Americans sit squarely inside the law’s reach. US citizens are non-EU nationals, and the work and family permits they rely on to live in Sweden are exactly the ones the conduct test now governs. The American presence there skews toward tech workers, academics and dual citizens with family ties.
Of the roughly 76,000 long-term permits Sweden issued in 2024, labor migrants made up 16% and family members 44%, the categories most Americans fall into. The reach runs backward too. Authorities can apply the test to permits already issued, though past conduct alone isn’t grounds for revocation; it counts only alongside conduct after the law takes effect.
Part of a wider migration overhaul
The conduct law arrived in a cluster. Days earlier, the government moved to abolish permanent residence permits for people granted protection and for long-term residents, making temporary status the norm. Parliament also passed a reporting duty, by 174 to 172, requiring staff at several public agencies to alert police when they encounter undocumented migrants.
Other pieces landed the same month. A new work-permit salary floor took effect June 1, set at 90% of the Swedish median wage, or about 34,470 kronor ($3,650) a month. Stricter citizenship rules followed June 6, lengthening the residence requirement and adding language and civics tests.
The governing coalition, backed by the Sweden Democrats, has made the tightening a signature issue heading into a September election. Removal orders now bite longer too, staying valid for five years after a person leaves Sweden, up from four since April 2025.
Civil Rights Defenders, Amnesty International and UN experts have argued the conduct standard is too vague and risks eroding legal certainty.

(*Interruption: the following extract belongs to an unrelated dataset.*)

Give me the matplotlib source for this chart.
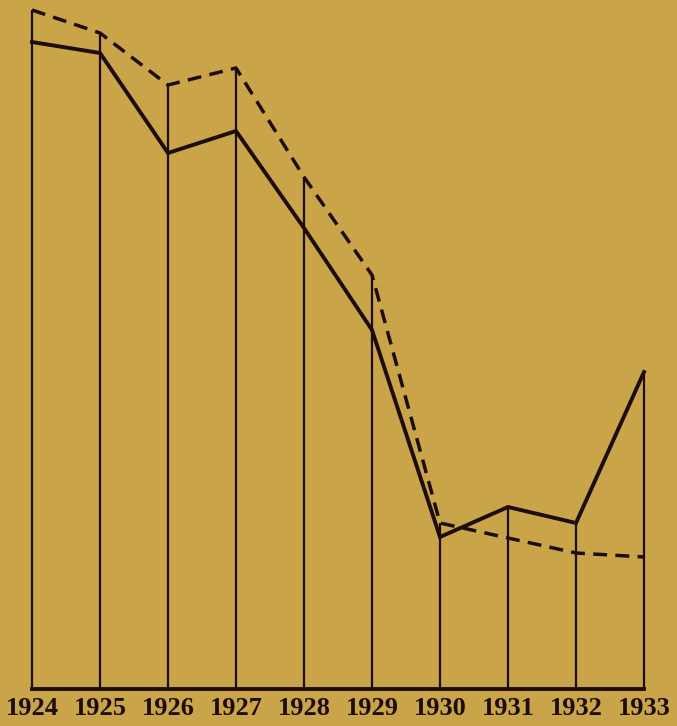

What changes for Americans holding Swedish permits
For US citizens who’ve moved to Sweden, the application path doesn’t change. They still apply as non-EU nationals, with processing that usually runs one to three months, and most work permits still run up to two years before renewal.
What changes is the renewal. From July 13, the Migration Agency can weigh debts, undeclared work and other conduct when it decides whether to extend a permit or revoke one already held. Those decisions can be appealed to a migration court. How broadly the agency reads the conduct standard won’t be clear until the first cases move through.